Saturday, August 2, 2008

Friday Numbers and the Melissa Leo 'controversy'

The list

Not much to report. Mummy 3 will do between $40 and $45 million, The Dark Knight will do the same (the two will duke it out for number one), and Swing Vote is toast (only $2 million yesterday).

Oh, and Midnight Meat Train did a whopping $94.12 per screen on 102 screens. It's no secret that Lionsgate buried the Clive Barker-approved adaptation as part of an effort to move away from the horror genre, and buried it is (those 102 screens were mostly second-run and/or dollar theaters). Basically they got a $350 million loan and want to use to it to try to become a major studio, as opposed to a niche home for R-rated horror, Tyler Perry, and the occasional Oscar bait (expect the latter two to stick around though). Still, expect this film to attain cult status on DVD as 'the film that Lionsgate wouldn't let you see' or 'the film that was too extreme for theaters'. In Lionsgate was smart, they'd hold off the October DVD release and use the allegedly decent horror vehicle as the star attraction in their next 'After Dark Horrorfest' this fall (they screwed the pooch last year by advertising and then not including Frontiers).

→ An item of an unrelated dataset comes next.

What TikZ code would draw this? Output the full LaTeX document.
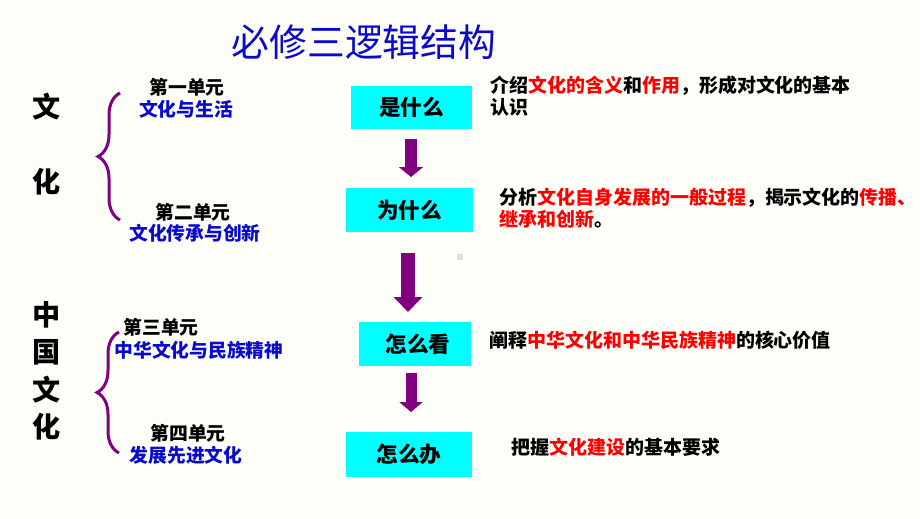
\documentclass[tikz,border=0pt]{standalone}
\usepackage{fontspec}
\setmainfont{Noto Sans CJK SC}
\usetikzlibrary{decorations.pathreplacing,arrows.meta}
\definecolor{zise}{RGB}{128,0,128}
\definecolor{lan}{RGB}{10,10,205}
\definecolor{qing}{RGB}{0,255,255}
\definecolor{mibai}{RGB}{254,254,249}
\tikzset{
  unit/.style={font=\fontsize{10.7}{12}\selectfont\bfseries, inner sep=0},
  topic/.style={unit, text=lan},
  wenti/.style={fill=qing, font=\fontsize{12.3}{14}\selectfont\bfseries, inner sep=0},
  desc/.style={font=\fontsize{10.8}{12.6}\selectfont\bfseries, inner sep=0, anchor=west, align=left},
  bigzi/.style={font=\fontsize{16}{21.3}\selectfont\bfseries, inner sep=0, align=center},
  kuohao/.style={zise, line width=0.06cm, decorate, decoration={brace, amplitude=0.44cm}},
  jiantou/.style={zise}
}
\begin{document}
\begin{tikzpicture}[x=0.02cm, y=-0.02cm]
\fill[mibai] (0,0) rectangle (920,518);
\useasboundingbox (0,0) rectangle (920,518);
\node[text=lan, font=\fontsize{21.5}{24}\selectfont, inner sep=0] (title) at (364,42) {必修三逻辑结构};
\node[bigzi] (wen) at (47,107) {文};
\node[bigzi] (hua) at (47,182) {化};
\node[bigzi] (zgwh) at (47,371) {中\\国\\文\\化};
\draw[kuohao] (120,220) -- (120,93);
\draw[kuohao] (119,453) -- (119,332);
\node[unit] (u1) at (187,87) {第一单元};
\node[topic] (t1) at (186,109) {文化与生活};
\node[unit] (u2) at (193,212) {第二单元};
\node[topic] (t2) at (195,233) {文化传承与创新};
\node[unit] (u3) at (161,327) {第三单元};
\node[topic] (t3) at (199,350) {中华文化与民族精神};
\node[unit] (u4) at (188,433) {第四单元};
\node[topic] (t4) at (186,455) {发展先进文化};
\node[wenti, minimum width=2.42cm, minimum height=0.86cm] (shi) at (411.5,107.5) {是什么};
\node[wenti, minimum width=2.54cm, minimum height=0.88cm] (wei) at (409.5,210) {为什么};
\node[wenti, minimum width=2.24cm, minimum height=0.88cm] (kan) at (415,344) {\hspace{0.12cm}怎么看};
\node[wenti, minimum width=2.52cm, minimum height=0.9cm] (ban) at (409,454.5) {怎么办};
\coordinate (a1) at (411,139); \coordinate (a1e) at (411,177);
\coordinate (a2) at (408,253); \coordinate (a2e) at (408,312);
\coordinate (a3) at (411,373); \coordinate (a3e) at (411,412);
\draw[jiantou, line width=0.24cm, -{Triangle[length=0.2cm,width=0.48cm]}] (a1) -- (a1e);
\draw[jiantou, line width=0.28cm, -{Triangle[length=0.3cm,width=0.56cm]}] (a2) -- (a2e);
\draw[jiantou, line width=0.22cm, -{Triangle[length=0.2cm,width=0.46cm]}] (a3) -- (a3e);
\fill[gray!25] (457,254) rectangle (463,260);
\node[desc] (d1) at (490,96) {介绍\textcolor{red}{文化的含义}和\textcolor{red}{作用}，形成对文化的基本\\认识};
\node[desc] (d2) at (499,208.5) {分析\textcolor{red}{文化自身发展的一般过程}，揭示文化的\textcolor{red}{传播、}\\\textcolor{red}{继承和创新}。};
\node[desc] (d3) at (489,340) {阐释\textcolor{red}{中华文化和中华民族精神}的核心价值};
\node[desc] (d4) at (511,447) {把握\textcolor{red}{文化建设}的基本要求};
\end{tikzpicture}
\end{document}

Alas, the allegedly wonderful Melissa Leo vehicle Frozen River pulled in a mere $17,000 on seven screens. It'll finish the weekend with about $50,000 for a $7,000 per screen average. Oh well, I hope this vastly undervalued actress gets an Oscar nomination anyway. And, as for Tom O'Neil's insane rants about her being a diva because she got into a emotional disagreement with her female director, would this even have been news had the star and director been male? Oooh... cat fight, screams the bored male columnist!

All things considered, it's amazing that Melissa Leo isn't actually a grump. Remember, this is a woman who was fired from her leading role on Homicide: Life On The Streets after five years (at which point the show immediately ceased being the best damn show on television). The firing was partially because she wasn't officially sexy enough and partially because her ex-boyfriend was stalking her and NBC didn't like the negative publicity . Who's the ex-boyfriend? John Heard, who still works regularly on various NBC television shows, more often than Leo. The ex-boyfriend is bonkers, so they fire his ex-girlfriend, but continue to employ the offender.

When I first moved out to LA in late 2004, I actually spent two days on the set of Mr. Woodcock as an extra, and she had a small supporting role. She was on set the whole time and was nothing if not courteous. Everything I've seen and read suggests she's a class act and this sounds like a bit of sexism at its basest.